The systems and methods disclosed herein are applicable to the oil and gas industry.
It is believed that the disclosure set forth above encompasses multiple distinct inventions with independent utility. While each of these inventions has been disclosed in its preferred form, the specific embodiments thereof as disclosed and illustrated herein are not to be considered in a limiting sense as numerous variations are possible. The subject matter of the inventions includes all novel and non-obvious combinations and subcombinations of the various elements, features, functions and/or properties disclosed herein. Similarly, where the claims recite “a” or “a first” element or the equivalent thereof, such claims should be understood to include incorporation of one or more such elements, neither requiring nor excluding two or more such elements.
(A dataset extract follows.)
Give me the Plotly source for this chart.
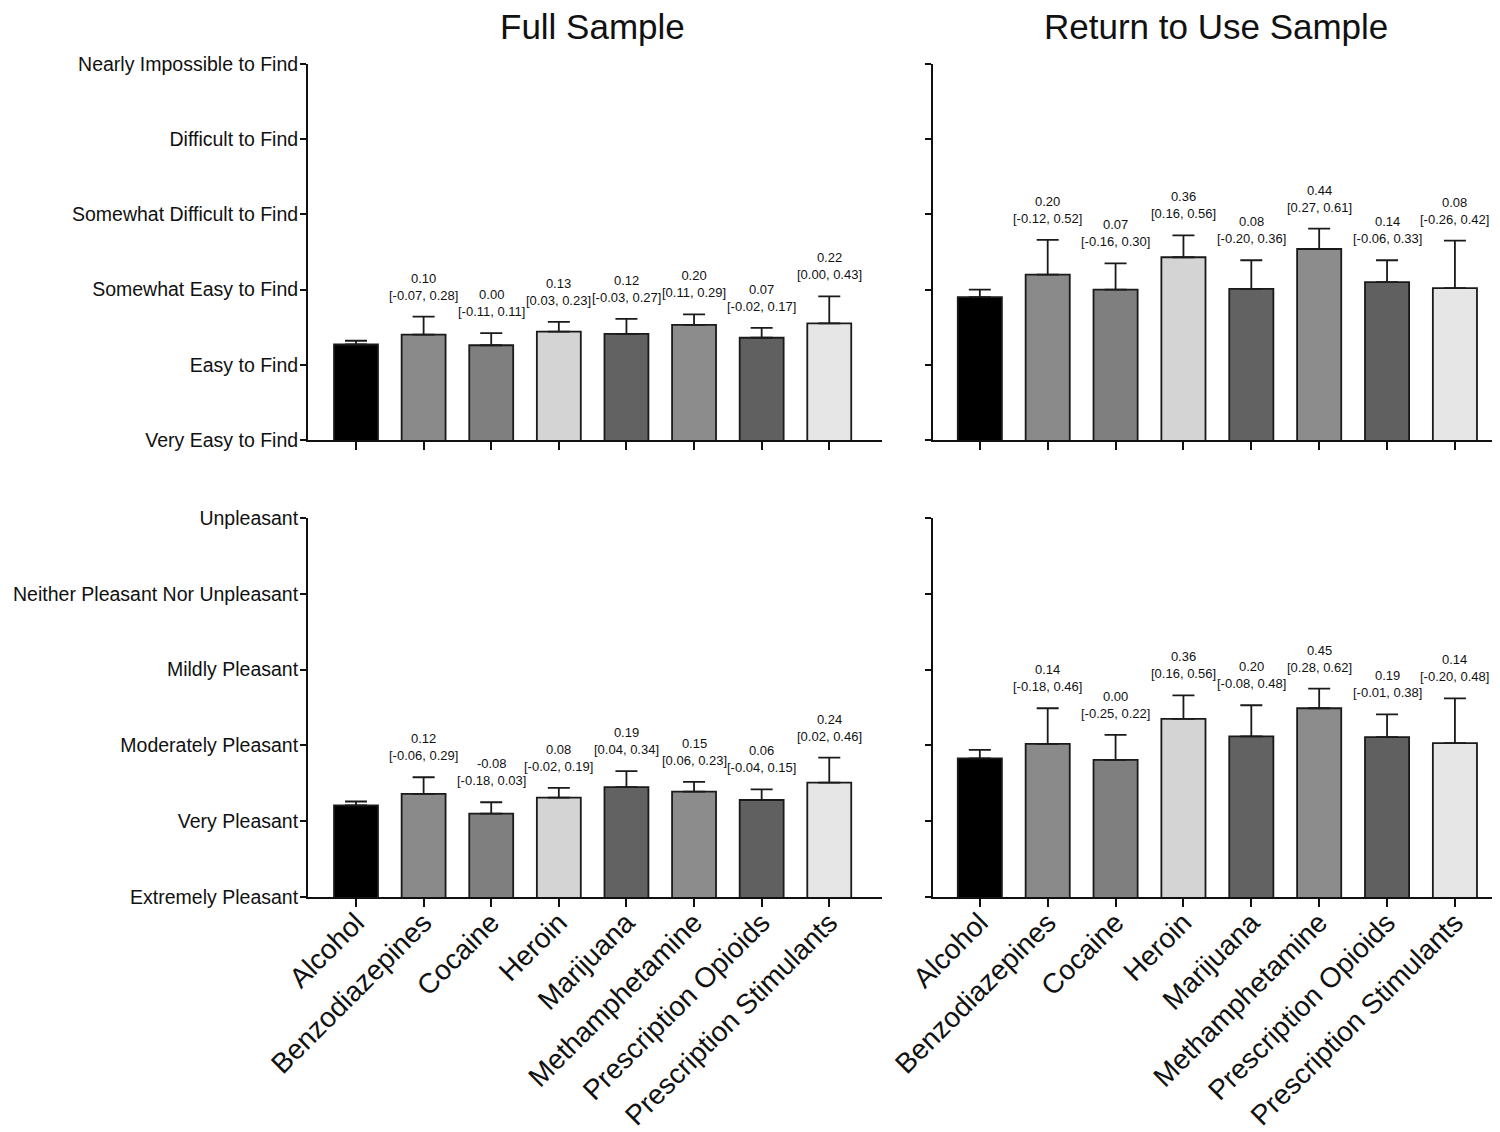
import plotly.graph_objects as go
from plotly.subplots import make_subplots

drugs = ['Alcohol', 'Benzodiazepines', 'Cocaine', 'Heroin', 'Marijuana',
         'Methamphetamine', 'Prescription Opioids', 'Prescription Stimulants']
bar_colors = ['#000000', '#8a8a8a', '#7f7f7f', '#d4d4d4', '#626262',
              '#8c8c8c', '#606060', '#e6e6e6']

avail_labels = ['Very Easy to Find', 'Easy to Find', 'Somewhat Easy to Find',
                'Somewhat Difficult to Find', 'Difficult to Find', 'Nearly Impossible to Find']
pleas_labels = ['Extremely Pleasant', 'Very Pleasant', 'Moderately Pleasant',
                'Mildly Pleasant', 'Neither Pleasant Nor Unpleasant', 'Unpleasant']

# mean ratings (1-6 scale) and upper SEM
avail_full = [2.27, 2.40, 2.26, 2.44, 2.41, 2.53, 2.36, 2.55]
avail_full_err = [0.05, 0.24, 0.16, 0.13, 0.20, 0.14, 0.13, 0.36]
avail_rtu = [2.90, 3.20, 3.00, 3.43, 3.01, 3.54, 3.10, 3.02]
avail_rtu_err = [0.10, 0.46, 0.35, 0.29, 0.38, 0.27, 0.29, 0.63]
pleas_full = [2.21, 2.36, 2.10, 2.31, 2.45, 2.39, 2.28, 2.51]
pleas_full_err = [0.05, 0.22, 0.15, 0.13, 0.21, 0.13, 0.14, 0.33]
pleas_rtu = [2.83, 3.02, 2.81, 3.35, 3.12, 3.49, 3.11, 3.03]
pleas_rtu_err = [0.11, 0.47, 0.33, 0.31, 0.41, 0.26, 0.30, 0.59]

# differences vs alcohol with 95% CI
avail_full_d = [None, 0.10, 0.00, 0.13, 0.12, 0.20, 0.07, 0.22]
avail_full_lo = [None, -0.07, -0.11, 0.03, -0.03, 0.11, -0.02, 0.00]
avail_full_hi = [None, 0.28, 0.11, 0.23, 0.27, 0.29, 0.17, 0.43]
avail_rtu_d = [None, 0.20, 0.07, 0.36, 0.08, 0.44, 0.14, 0.08]
avail_rtu_lo = [None, -0.12, -0.16, 0.16, -0.20, 0.27, -0.06, -0.26]
avail_rtu_hi = [None, 0.52, 0.30, 0.56, 0.36, 0.61, 0.33, 0.42]
pleas_full_d = [None, 0.12, -0.08, 0.08, 0.19, 0.15, 0.06, 0.24]
pleas_full_lo = [None, -0.06, -0.18, -0.02, 0.04, 0.06, -0.04, 0.02]
pleas_full_hi = [None, 0.29, 0.03, 0.19, 0.34, 0.23, 0.15, 0.46]
pleas_rtu_d = [None, 0.14, 0.00, 0.36, 0.20, 0.45, 0.19, 0.14]
pleas_rtu_lo = [None, -0.18, -0.25, 0.16, -0.08, 0.28, -0.01, -0.20]
pleas_rtu_hi = [None, 0.46, 0.22, 0.56, 0.48, 0.62, 0.38, 0.48]

FONT = 'Liberation Sans, Arial, sans-serif'

panels = [
    (1, 1, avail_full, avail_full_err, avail_full_d, avail_full_lo, avail_full_hi),
    (1, 2, avail_rtu, avail_rtu_err, avail_rtu_d, avail_rtu_lo, avail_rtu_hi),
    (2, 1, pleas_full, pleas_full_err, pleas_full_d, pleas_full_lo, pleas_full_hi),
    (2, 2, pleas_rtu, pleas_rtu_err, pleas_rtu_d, pleas_rtu_lo, pleas_rtu_hi),
]

fig = make_subplots(rows=2, cols=2)

for row, col, vals, errs, d, lo, hi in panels:
    fig.add_trace(go.Bar(
        x=drugs, y=vals,
        marker=dict(color=bar_colors, line=dict(color='#1a1a1a', width=1.8)),
        error_y=dict(type='data', symmetric=False, array=errs,
                     arrayminus=[0] * len(errs), color='#1a1a1a',
                     thickness=1.8, width=11),
        showlegend=False,
    ), row=row, col=col)
    for i, name in enumerate(drugs):
        if d[i] is None:
            continue
        fig.add_annotation(
            x=name, y=vals[i] + errs[i],
            text=f'{d[i]:.2f}<br>[{lo[i]:.2f}, {hi[i]:.2f}]',
            showarrow=False, yanchor='bottom', yshift=12,
            font=dict(family=FONT, size=13, color='#111111'),
            row=row, col=col)

# the page body adds an 8px offset, so the figure is 1492x1124 and
# positions below are taken from the reference minus that offset
OFF = 8
W, H = 1500 - OFF, 1132 - OFF


def px(x0, x1):
    return [(x0 - OFF) / W, (x1 - OFF) / W]


def py(y_top, y_bot):
    return [1 - (y_bot - OFF) / H, 1 - (y_top - OFF) / H]


left_dom = px(308, 882)
right_dom = px(933, 1497)
top_dom = py(64, 440)
bot_dom = py(518, 897)

axis_common = dict(showline=True, linecolor='#111111', linewidth=2,
                   ticks='outside', tickcolor='#111111', tickwidth=2,
                   showgrid=False, zeroline=False, automargin=False,
                   tickfont=dict(family=FONT, size=19.5, color='#111111'))

fig.update_xaxes(**axis_common)
fig.update_yaxes(**axis_common)
fig.update_xaxes(ticklen=8, tickangle=-45, tickfont=dict(size=28), ticklabelstandoff=-12)
fig.update_yaxes(range=[1, 6], tickvals=[1, 2, 3, 4, 5, 6], ticklen=6, ticklabelstandoff=-2)

fig.update_xaxes(domain=left_dom, range=[-0.71, 7.78], showticklabels=False, row=1, col=1)
fig.update_xaxes(domain=right_dom, range=[-0.69, 7.62], showticklabels=False, row=1, col=2)
fig.update_xaxes(domain=left_dom, range=[-0.71, 7.78], row=2, col=1)
fig.update_xaxes(domain=right_dom, range=[-0.69, 7.62], row=2, col=2)

fig.update_yaxes(domain=top_dom, ticktext=avail_labels, row=1, col=1)
fig.update_yaxes(domain=top_dom, showticklabels=False, row=1, col=2)
fig.update_yaxes(domain=bot_dom, ticktext=pleas_labels, row=2, col=1)
fig.update_yaxes(domain=bot_dom, showticklabels=False, row=2, col=2)

title_y = 1 - (26 - OFF) / H
fig.add_annotation(text='Full Sample', x=(592 - OFF) / W, y=title_y, xref='paper', yref='paper',
                   yanchor='middle', xanchor='center',
                   showarrow=False, font=dict(family=FONT, size=35, color='#111111'))
fig.add_annotation(text='Return to Use Sample', x=(1216 - OFF) / W, y=title_y, xref='paper', yref='paper',
                   yanchor='middle', xanchor='center',
                   showarrow=False, font=dict(family=FONT, size=35, color='#111111'))

fig.update_layout(
    width=W, height=H,
    margin=dict(l=0, r=0, t=0, b=0),
    paper_bgcolor='white', plot_bgcolor='white',
    bargap=0.35,
    font=dict(family=FONT, color='#111111'),
)

fig.write_html('out.html')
It is believed that the following claims particularly point out certain combinations and subcombinations that are directed to one of the disclosed inventions and are novel and non-obvious. Inventions embodied in other combinations and subcombinations of features, functions, elements and/or properties may be claimed through amendment of the present claims or presentation of new claims in this or a related application. Such amended or new claims, whether they are directed to a different invention or directed to the same invention, whether different, broader, narrower, or equal in scope to the original claims, are also regarded as included within the subject matter of the inventions of the present disclosure.
This application claims the benefit of U.S. Provisional No. 61/862,406, filed Aug. 5, 2013, the entirety of which is incorporated herein by reference for all purposes.